Platform-platform digital juga dipenuhi oleh konten yang tidak terverifikasi atau narasi-narasi radikal yang dapat memperkuat sikap intoleran. Algoritma media sosial cenderung memperkuat pandangan yang sudah dianut pengguna, menciptakan echo chamber di mana remaja hanya terpapar pandangan serupa, yang memperkuat kebencian atau prasangka terhadap kelompok lain. Tanpa pemahaman kritis, remaja dari keluarga ekonomi lemah rentan terpengaruh oleh konten negatif ini dan secara bertahap mengadopsi sikap yang intoleran.

Remaja yang paling rentan terhadap pengaruh negatif media sosial terkait intoleransi umumnya adalah mereka yang merasa terpinggirkan secara sosial dan ekonomi. Remaja yang berasal dari keluarga dengan keterbatasan finansial sering kali tidak memiliki akses ke pendidikan yang memadai, yang dapat membekali mereka dengan keterampilan berpikir kritis dan literasi digital.

Selain itu, remaja yang hidup di lingkungan dengan ketidakstabilan sosial—seperti pengangguran tinggi, kriminalitas, atau keterbatasan akses terhadap sumber daya dasar—cenderung lebih rentan. Dalam kondisi ini, media sosial sering kali menjadi satu-satunya saluran di mana mereka merasa didengar, sehingga mereka lebih mudah dipengaruhi oleh narasi yang mengangkat rasa ketidakadilan dan kebencian terhadap kelompok yang berbeda.

Tanda-tanda intoleransi pada remaja dari kalangan ekonomi lemah biasanya mulai muncul ketika mereka secara teratur terpapar konten yang mempromosikan kebencian atau diskriminasi.
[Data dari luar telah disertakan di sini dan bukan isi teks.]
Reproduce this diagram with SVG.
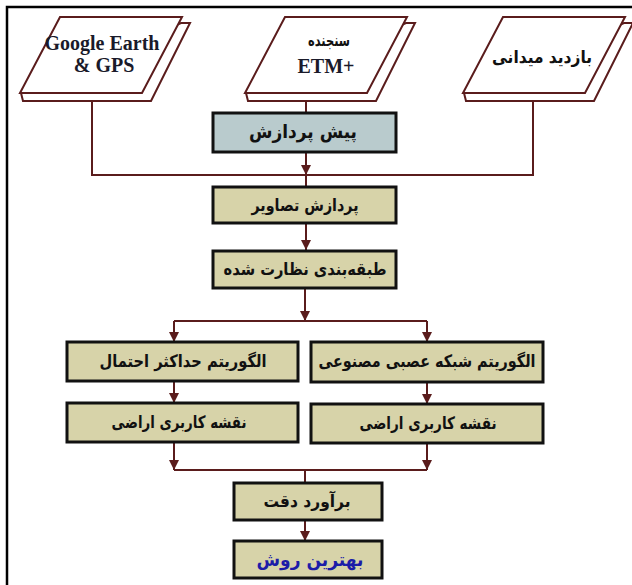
<svg xmlns="http://www.w3.org/2000/svg" width="632" height="585" viewBox="0 0 632 585">
<style>
.frame{fill:none;stroke:#000;stroke-width:2.5}
.para{fill:#fff;stroke:#5a1c1c;stroke-width:2;stroke-linejoin:miter}
.box{fill:#d7d3a9;stroke:#111;stroke-width:3}
.pre{fill:#b9cbcd}
.conn{fill:none;stroke:#5a1c1c;stroke-width:2}
.en{font-family:"Liberation Serif","Times New Roman",serif;font-weight:bold;font-size:20px;fill:#1a1a2a;text-anchor:middle}
.fa{font-family:"DejaVu Sans",sans-serif;font-weight:bold;font-size:17px;fill:#111;text-anchor:middle;direction:rtl}
.blue{fill:#1c1ca8}
</style>
<defs>
<marker id="arr" viewBox="0 0 10 10" refX="10" refY="5" markerWidth="10" markerHeight="10" markerUnits="userSpaceOnUse" orient="auto">
<path d="M0,0 L10,5 L0,10 z" fill="#5a1c1c"/>
</marker>
</defs>
<rect class="frame" x="7" y="7" width="640" height="600"/>
<g id="connectors">
<path class="conn" d="M92,101 V175 H533 V101"/>
<path class="conn" d="M306,101 V113"/>
<path class="conn" d="M306,152 V175" marker-end="url(#arr)"/>
<path class="conn" d="M306,175 V187"/>
<path class="conn" d="M306,223 V250" marker-end="url(#arr)"/>
<path class="conn" d="M305,288 V321" marker-end="url(#arr)"/>
<path class="conn" d="M174,321 H427"/>
<path class="conn" d="M174,321 V342" marker-end="url(#arr)"/>
<path class="conn" d="M427,321 V342" marker-end="url(#arr)"/>
<path class="conn" d="M174,381 V403" marker-end="url(#arr)"/>
<path class="conn" d="M427,382 V404" marker-end="url(#arr)"/>
<path class="conn" d="M174,470 H427"/>
<path class="conn" d="M174,442 V470" marker-end="url(#arr)"/>
<path class="conn" d="M427,443 V470" marker-end="url(#arr)"/>
<path class="conn" d="M305,470 V483"/>
<path class="conn" d="M305,520 V541" marker-end="url(#arr)"/>
</g>
<g id="google">
<polygon class="para" points="21,93 23,101 151,101 190,23 181,23"/>
<polygon class="para" points="20,93 142,93 182,17 60,17"/>
<text class="en" x="102" y="50">Google Earth</text>
<text class="en" x="104" y="72">&amp; GPS</text>
</g>
<g id="etm">
<polygon class="para" points="246,93 248,101 376,101 415,23 406,23"/>
<polygon class="para" points="245,93 367,93 407,17 285,17"/>
<text class="fa" x="329" y="46" style="font-size:16px" textLength="42" lengthAdjust="spacingAndGlyphs">سنجنده</text>
<text class="en" x="326" y="73">ETM+</text>
</g>
<g id="field">
<polygon class="para" points="464,93 466,101 594,101 633,23 624,23"/>
<polygon class="para" points="463,93 585,93 625,17 503,17"/>
<text class="fa" x="542" y="63" textLength="100" lengthAdjust="spacingAndGlyphs">بازدید میدانی</text>
</g>
<g id="preprocess">
<rect class="box pre" x="213" y="113" width="183" height="39"/>
<text class="fa" x="303" y="138" style="font-size:19px" textLength="108" lengthAdjust="spacingAndGlyphs">پیش پردازش</text>
</g>
<g id="imageproc">
<rect class="box" x="213" y="187" width="183" height="36"/>
<text class="fa" x="305" y="211" textLength="107" lengthAdjust="spacingAndGlyphs">پردازش تصاویر</text>
</g>
<g id="supervised">
<rect class="box" x="213" y="251" width="183" height="37"/>
<text class="fa" x="305" y="275" textLength="163" lengthAdjust="spacingAndGlyphs">طبقه‌بندی نظارت شده</text>
</g>
<g id="ml">
<rect class="box" x="67" y="342" width="231" height="39"/>
<text class="fa" x="183" y="367" textLength="167" lengthAdjust="spacingAndGlyphs">الگوریتم حداکثر احتمال</text>
</g>
<g id="ann">
<rect class="box" x="311" y="342" width="232" height="40"/>
<text class="fa" x="427" y="367" textLength="217" lengthAdjust="spacingAndGlyphs">الگوریتم شبکه عصبی مصنوعی</text>
</g>
<g id="map1">
<rect class="box" x="67" y="403" width="231" height="39"/>
<text class="fa" x="179" y="428" textLength="135" lengthAdjust="spacingAndGlyphs">نقشه کاربری اراضی</text>
</g>
<g id="map2">
<rect class="box" x="311" y="404" width="232" height="39"/>
<text class="fa" x="428" y="429" textLength="137" lengthAdjust="spacingAndGlyphs">نقشه کاربری اراضی</text>
</g>
<g id="accuracy">
<rect class="box" x="234" y="483" width="148" height="37"/>
<text class="fa" x="307" y="507" textLength="87" lengthAdjust="spacingAndGlyphs">برآورد دقت</text>
</g>
<g id="best">
<rect class="box" x="234" y="541" width="148" height="37"/>
<text class="fa blue" x="310" y="566" style="font-size:18px" textLength="107" lengthAdjust="spacingAndGlyphs">بهترین روش</text>
</g>
</svg>
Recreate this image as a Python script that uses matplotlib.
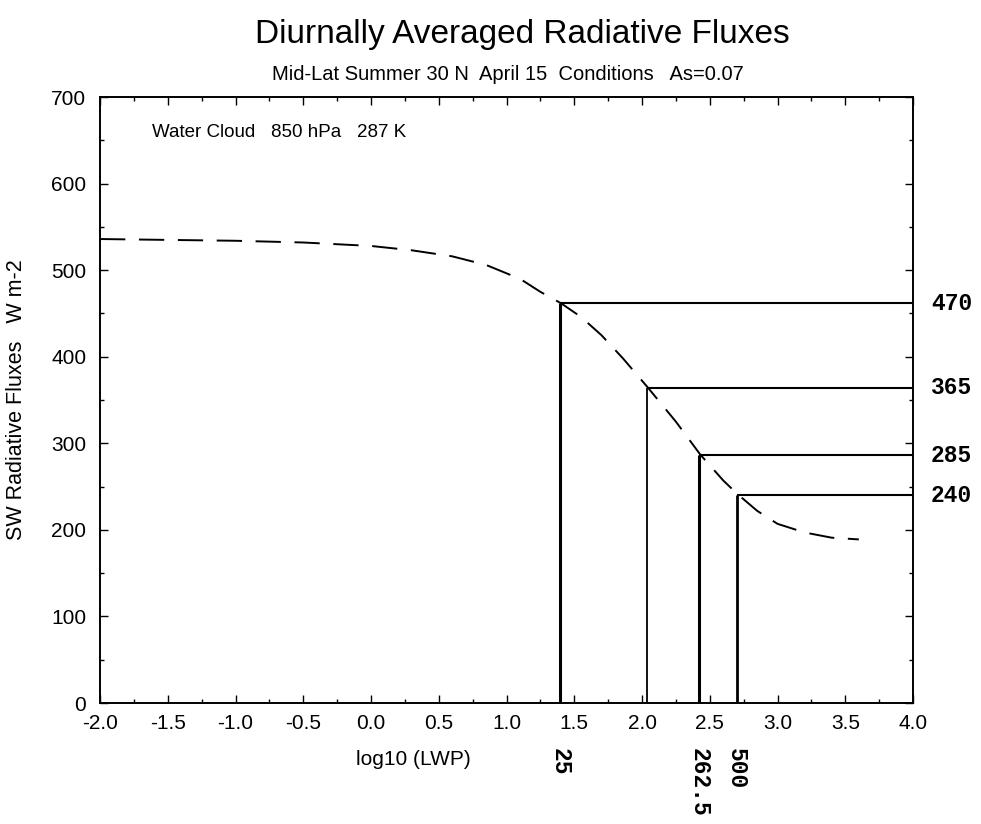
import numpy as np
import matplotlib

matplotlib.use("Agg")
import matplotlib.pyplot as plt
from matplotlib.ticker import MultipleLocator

# dashed flux curve
curve_x = [-2.0, -1.5, -1.0, -0.5, 0.0, 0.3, 0.6, 0.85, 1.1, 1.25, 1.4, 1.55, 1.7, 1.86,
           2.04, 2.25, 2.43, 2.6, 2.7, 2.85, 3.0, 3.2, 3.4, 3.6]
curve_y = [536, 535, 534, 532, 528, 523, 516, 506, 490, 475, 462, 446, 425, 398,
           365, 325, 287, 257, 242, 222, 207, 197, 191, 189]

# marked LWP values and the fluxes where they meet the curve
lwp_marks = [25, 108, 262.5, 500]
lwp_labels = ["25", "", "262.5", "500"]
flux_marks = [462, 364, 286, 240]
flux_labels = ["470", "365", "285", "240"]
vline_widths = [2.2, 1.3, 2.2, 2.0]

xticks = [-2.0, -1.5, -1.0, -0.5, 0.0, 0.5, 1.0, 1.5, 2.0, 2.5, 3.0, 3.5, 4.0]
yticks = [0, 100, 200, 300, 400, 500, 600, 700]

plt.rcParams["font.family"] = ["Liberation Sans", "DejaVu Sans"]

fig = plt.figure(figsize=(9.81, 8.24), dpi=100)
ax = fig.add_axes([0.102, 0.1468, 0.8287, 0.7354])

ax.plot(curve_x, curve_y, color="black", lw=1.4, dashes=(13, 7))

log_marks = np.log10(lwp_marks)
for lx, fy, lw in zip(log_marks, flux_marks, vline_widths):
    ax.plot([lx, lx], [0, fy], color="black", lw=lw, solid_capstyle="butt")
    ax.plot([lx, 4.0], [fy, fy], color="black", lw=1.5, solid_capstyle="butt")

for fy, lab in zip(flux_marks, flux_labels):
    ax.text(1.022, fy, lab, transform=ax.get_yaxis_transform(), ha="left", va="center",
            fontsize=16.5, family="Liberation Mono", fontweight="bold")

for lx, lab in zip(log_marks, lwp_labels):
    if lab:
        ax.text(lx, -0.075, lab, transform=ax.get_xaxis_transform(), ha="center", va="top",
                rotation=-90, fontsize=16.5, family="Liberation Mono", fontweight="bold")

ax.text(-1.62, 659, "Water Cloud   850 hPa   287 K", fontsize=13.5, va="center", ha="left")

ax.set_xlim(-2.0, 4.0)
ax.set_ylim(0, 700)
ax.set_xticks(xticks)
ax.set_xticklabels([f"{t:.1f}" for t in xticks])
ax.set_yticks(yticks)
ax.xaxis.set_minor_locator(MultipleLocator(0.25))
ax.yaxis.set_minor_locator(MultipleLocator(50))
ax.tick_params(which="both", direction="in", top=True, right=True, labelsize=15)
ax.tick_params(axis="x", which="major", pad=8)
ax.tick_params(axis="y", which="major", pad=10)
ax.tick_params(which="major", length=6, width=1.0)
ax.tick_params(which="minor", length=3, width=1.0)
for lab in ax.get_yticklabels():
    lab.set_va("center_baseline")
for sp in ax.spines.values():
    sp.set_linewidth(1.4)

ax.set_xlabel("log10 (LWP)", fontsize=15)
ax.xaxis.set_label_coords(0.385, -0.078)
ax.set_ylabel("SW Radiative Fluxes   W m-2", fontsize=15.5)
ax.yaxis.set_label_coords(-0.09, 0.5)

fig.text(0.532, 0.958, "Diurnally Averaged Radiative Fluxes", ha="center", va="center", fontsize=24)
fig.text(0.518, 0.909, "Mid-Lat Summer 30 N  April 15  Conditions   As=0.07", ha="center",
         va="center", fontsize=14.5)

fig.savefig("out.png", dpi=100)
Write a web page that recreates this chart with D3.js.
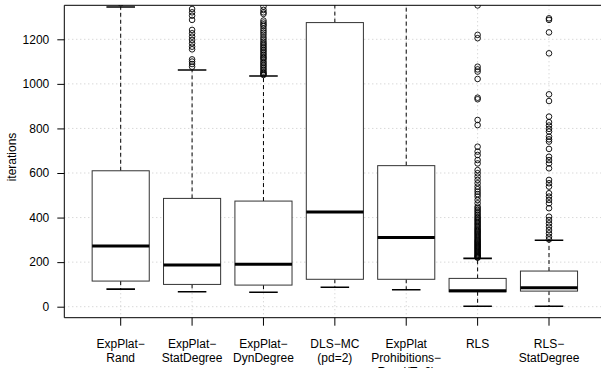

Proses ini bisa terjadi secara bertahap seiring dengan semakin intensnya interaksi mereka di media sosial. Remaja sering kali memulai dengan mengikuti akun-akun atau komunitas daring yang menyebarkan narasi radikal atau diskriminatif.

Gejala awalnya dapat berupa perubahan sikap terhadap kelompok tertentu, penggunaan bahasa yang keras atau kasar di media sosial, hingga penyebaran atau pembagian konten yang bersifat intoleran. Dalam jangka panjang, sikap ini bisa berkembang menjadi pandangan yang ekstrem jika tidak diintervensi secara tepat oleh orang tua, pendidik, atau lingkungan sosial yang positif.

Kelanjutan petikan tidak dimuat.